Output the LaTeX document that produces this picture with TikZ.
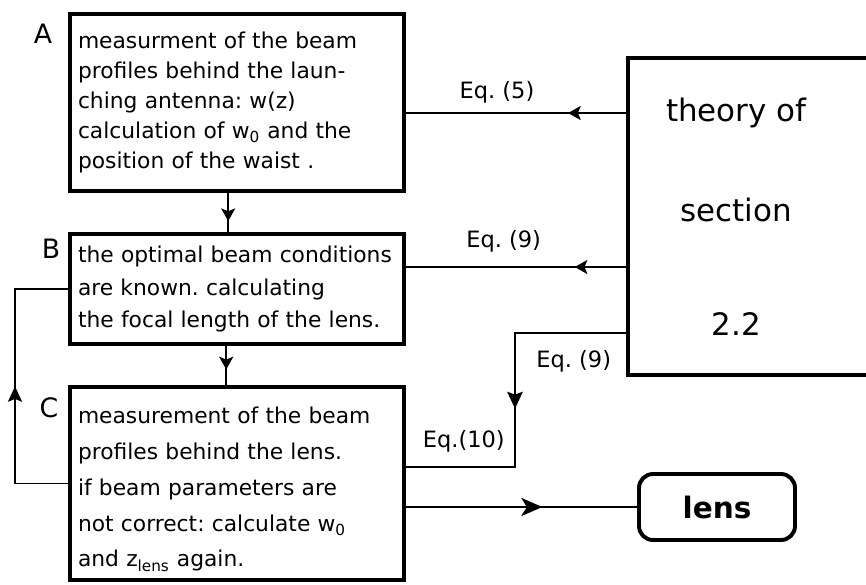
\documentclass[tikz,border=0pt]{standalone}
\usepackage{fontspec}
\setmainfont{DejaVu Sans}
\frenchspacing
\usetikzlibrary{positioning, arrows.meta}
\usetikzlibrary{decorations.markings}
\tikzset{
    stage/.style = {draw, line width=2.8pt, align=left, text width=7.95cm, inner xsep=0.2cm, inner ysep=0pt, minimum width=8.35cm, font=\fontsize{15.5}{21.3}\selectfont},
    link/.style = {draw, line width=1.3pt, >={Stealth[length=9pt, width=10pt, inset=2pt]}},
    mid arrow/.style = {link, postaction={decorate}, decoration={markings, mark=at position #1 with {\arrow{>}}}},
}
\tikzset{
    tag/.style = {inner sep=0pt, font=\fontsize{19}{22}\selectfont},
    eqlabel/.style = {inner sep=0pt, font=\fontsize{16}{19}\selectfont},
    theory/.style = {inner sep=0pt, align=center, minimum width=5.4cm, minimum height=7.925cm, font=\fontsize{22}{26}\selectfont},
    lensbox/.style = {draw, line width=2.8pt, rounded corners=0.35cm, minimum width=3.9cm, minimum height=1.65cm, font=\fontsize{21}{25}\selectfont\bfseries},
}

\begin{document}
\begin{tikzpicture}
        \useasboundingbox (0, 0) rectangle (21.65, -14.6);

        \node[stage, minimum height=4.425cm] (A) at (5.925, -2.5625) {measurment of the beam\\ profiles behind the laun-\\ ching antenna: w(z)\\ calculation of w\textsubscript{0} and the\\ position of the waist .};
        \node[stage, minimum height=2.75cm, font=\fontsize{15.5}{23.4}\selectfont] (B) at (5.925, -7.225) {the optimal beam conditions\\ are known. calculating\\ the focal length of the lens.};
        \node[stage, minimum height=4.825cm, font=\fontsize{15.5}{25.5}\selectfont, text depth=97pt] (C) at (5.925, -12.0875) {measurement of the beam\\ profiles behind the lens.\\ if beam parameters are\\ not correct: calculate w\textsubscript{0}\\ and z\textsubscript{lens} again.};

        \node[tag] (tagA) at (1.075, -0.85) {A};
        \node[tag] (tagB) at (1.275, -6.225) {B};
        \node[tag] (tagC) at (1.225, -10.2) {C};

        \node[theory, anchor=west] (theory) at (15.7, -5.4125) {theory of\\[45pt]section\\[55pt]2.2};
        \draw[line width=2.8pt] (theory.north west -| current bounding box.east) -- (theory.north west) -- (theory.south west) -- (theory.south west -| current bounding box.east);

        \node[lensbox] (lens) at (17.925, -12.675) {lens};

        \coordinate (t5) at (15.7, -2.825);
        \coordinate (t9) at (15.7, -6.675);
        \coordinate (t10) at (15.7, -8.325);
        \coordinate (k10) at (12.875, -8.325);
        \coordinate (k10b) at (12.875, -11.675);
        \coordinate (back) at (0.375, -12.1);

        \draw[mid arrow=0.72] ([xshift=-0.22cm]A.south) -- ([xshift=-0.22cm]B.north);
        \draw[mid arrow=0.6] ([xshift=-0.27cm]B.south) -- ([xshift=-0.27cm]C.north);
        \draw[mid arrow=0.5, >={Stealth[length=11pt, width=10pt, inset=2pt]}] (C.west) -- (C.west -| back) -- (B.west -| back) -- (B.west);
        \draw[mid arrow=0.27] (t5) -- node[eqlabel, pos=0.59, above=6pt] (eq5) {Eq. (5)} (t5 -| A.east);
        \draw[mid arrow=0.24] (t9) -- node[eqlabel, pos=0.56, above=10pt] (eq9) {Eq. (9)} (t9 -| B.east);
        \draw[mid arrow=0.53, >={Stealth[length=12pt, width=11pt, inset=2pt]}] (t10) -- node[eqlabel, pos=0.48, below=12pt] (eq9b) {Eq. (9)} (k10) -- (k10b) -- node[eqlabel, pos=0.47, above=10pt] (eq10) {Eq.(10)} (k10b -| C.east);
        \draw[mid arrow=0.59, >={Stealth[length=15pt, width=13pt, inset=4pt]}] (C.east |- lens.west) -- (lens.west);
    \end{tikzpicture}
\end{document}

What to work on
All of the lines above should be printed exactly, minus the pictures.

Exercise solution
Output the LaTeX document that produces this picture with TikZ.
\documentclass[tikz,border=0pt]{standalone}
\usepackage{fontspec}
\setmainfont{DejaVu Sans}
\frenchspacing
\usetikzlibrary{positioning, arrows.meta}
\usetikzlibrary{decorations.markings}
\tikzset{
    stage/.style = {draw, line width=2.8pt, align=left, text width=7.95cm, inner xsep=0.2cm, inner ysep=0pt, minimum width=8.35cm, font=\fontsize{15.5}{21.3}\selectfont},
    link/.style = {draw, line width=1.3pt, >={Stealth[length=9pt, width=10pt, inset=2pt]}},
    mid arrow/.style = {link, postaction={decorate}, decoration={markings, mark=at position #1 with {\arrow{>}}}},
}
\tikzset{
    tag/.style = {inner sep=0pt, font=\fontsize{19}{22}\selectfont},
    eqlabel/.style = {inner sep=0pt, font=\fontsize{16}{19}\selectfont},
    theory/.style = {inner sep=0pt, align=center, minimum width=5.4cm, minimum height=7.925cm, font=\fontsize{22}{26}\selectfont},
    lensbox/.style = {draw, line width=2.8pt, rounded corners=0.35cm, minimum width=3.9cm, minimum height=1.65cm, font=\fontsize{21}{25}\selectfont\bfseries},
}

\begin{document}
\begin{tikzpicture}
        \useasboundingbox (0, 0) rectangle (21.65, -14.6);

        \node[stage, minimum height=4.425cm] (A) at (5.925, -2.5625) {measurment of the beam\\ profiles behind the laun-\\ ching antenna: w(z)\\ calculation of w\textsubscript{0} and the\\ position of the waist .};
        \node[stage, minimum height=2.75cm, font=\fontsize{15.5}{23.4}\selectfont] (B) at (5.925, -7.225) {the optimal beam conditions\\ are known. calculating\\ the focal length of the lens.};
        \node[stage, minimum height=4.825cm, font=\fontsize{15.5}{25.5}\selectfont, text depth=97pt] (C) at (5.925, -12.0875) {measurement of the beam\\ profiles behind the lens.\\ if beam parameters are\\ not correct: calculate w\textsubscript{0}\\ and z\textsubscript{lens} again.};

        \node[tag] (tagA) at (1.075, -0.85) {A};
        \node[tag] (tagB) at (1.275, -6.225) {B};
        \node[tag] (tagC) at (1.225, -10.2) {C};

        \node[theory, anchor=west] (theory) at (15.7, -5.4125) {theory of\\[45pt]section\\[55pt]2.2};
        \draw[line width=2.8pt] (theory.north west -| current bounding box.east) -- (theory.north west) -- (theory.south west) -- (theory.south west -| current bounding box.east);

        \node[lensbox] (lens) at (17.925, -12.675) {lens};

        \coordinate (t5) at (15.7, -2.825);
        \coordinate (t9) at (15.7, -6.675);
        \coordinate (t10) at (15.7, -8.325);
        \coordinate (k10) at (12.875, -8.325);
        \coordinate (k10b) at (12.875, -11.675);
        \coordinate (back) at (0.375, -12.1);

        \draw[mid arrow=0.72] ([xshift=-0.22cm]A.south) -- ([xshift=-0.22cm]B.north);
        \draw[mid arrow=0.6] ([xshift=-0.27cm]B.south) -- ([xshift=-0.27cm]C.north);
        \draw[mid arrow=0.5, >={Stealth[length=11pt, width=10pt, inset=2pt]}] (C.west) -- (C.west -| back) -- (B.west -| back) -- (B.west);
        \draw[mid arrow=0.27] (t5) -- node[eqlabel, pos=0.59, above=6pt] (eq5) {Eq. (5)} (t5 -| A.east);
        \draw[mid arrow=0.24] (t9) -- node[eqlabel, pos=0.56, above=10pt] (eq9) {Eq. (9)} (t9 -| B.east);
        \draw[mid arrow=0.53, >={Stealth[length=12pt, width=11pt, inset=2pt]}] (t10) -- node[eqlabel, pos=0.48, below=12pt] (eq9b) {Eq. (9)} (k10) -- (k10b) -- node[eqlabel, pos=0.47, above=10pt] (eq10) {Eq.(10)} (k10b -| C.east);
        \draw[mid arrow=0.59, >={Stealth[length=15pt, width=13pt, inset=4pt]}] (C.east |- lens.west) -- (lens.west);
    \end{tikzpicture}
\end{document}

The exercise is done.